For the year, telecom layoffs are up a staggering 268 percent.
Other industries aren’t doing much better: tech job losses are up 17 percent in 2025, food distributors (especially those that produce beef) are up 26 percent, and service-sector layoffs have climbed 64 percent.
All told, employers have announced roughly 1.2million cuts so far this year — 54 percent more than during the first 11 months of 2024.
And hiring hasn’t kept up. Planned additions totaled just 497,151 positions year-to-date, the lowest level since 2010 and down 35 percent from the same period last year.
But despite the wave of announced cuts, first-time unemployment claims haven’t surged.

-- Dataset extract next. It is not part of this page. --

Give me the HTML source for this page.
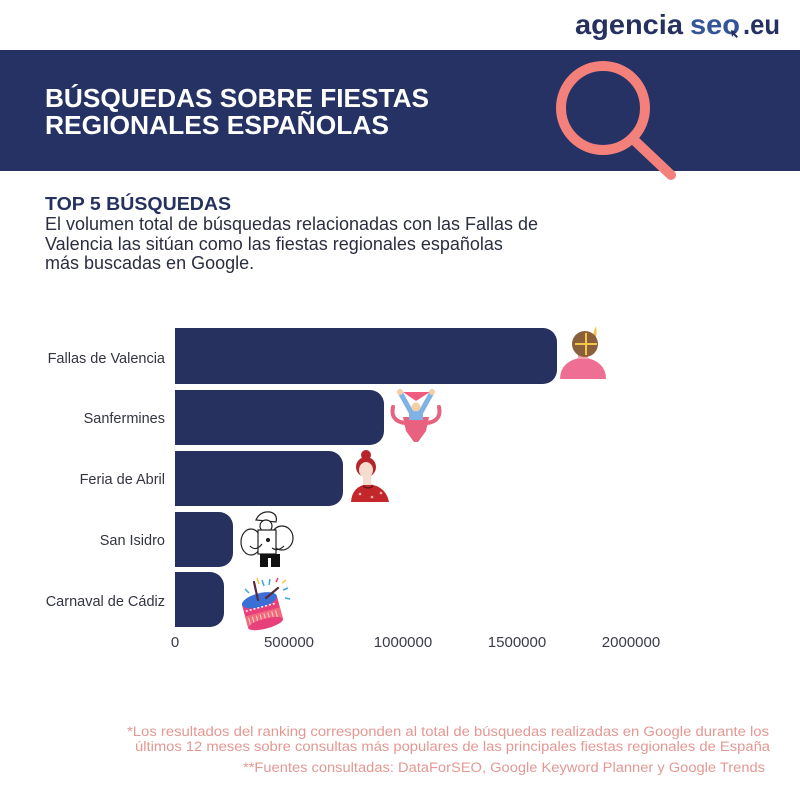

The result is a labor market stuck in what economists like to call a ‘no fire, no hire’ phase — companies aren’t adding workers, but they’re not letting them go en masse either.
The economists at Challenger, Gray & Christmas said there are four main reasons for the sudden surge in layoffs: recent corporate restructuring efforts, AI’s advancement, a souring consumer economy, and downstream impacts from the federal government’s DOGE efforts.
So far, efforts to make companies smaller and more agile — like recent cuts at Hewlett-Packard and the 34,000 let go from UPS — have contributed 178,531 layoffs this year, the firm found.
Amazon’s 30,000-employee layoff has been the headline for AI-based job losses this year.
Challenger, Gray & Christmas estimates 71,683 Americans have lost their jobs to AI since 2023.
An estimated 245,086 jobs are attributed to the souring economy,
And cuts to DOGE, which have slashed employees that work directly for the federal government and cancelled contracts with businesses that help Washington, have led to 293,753 planned layoffs so far this year.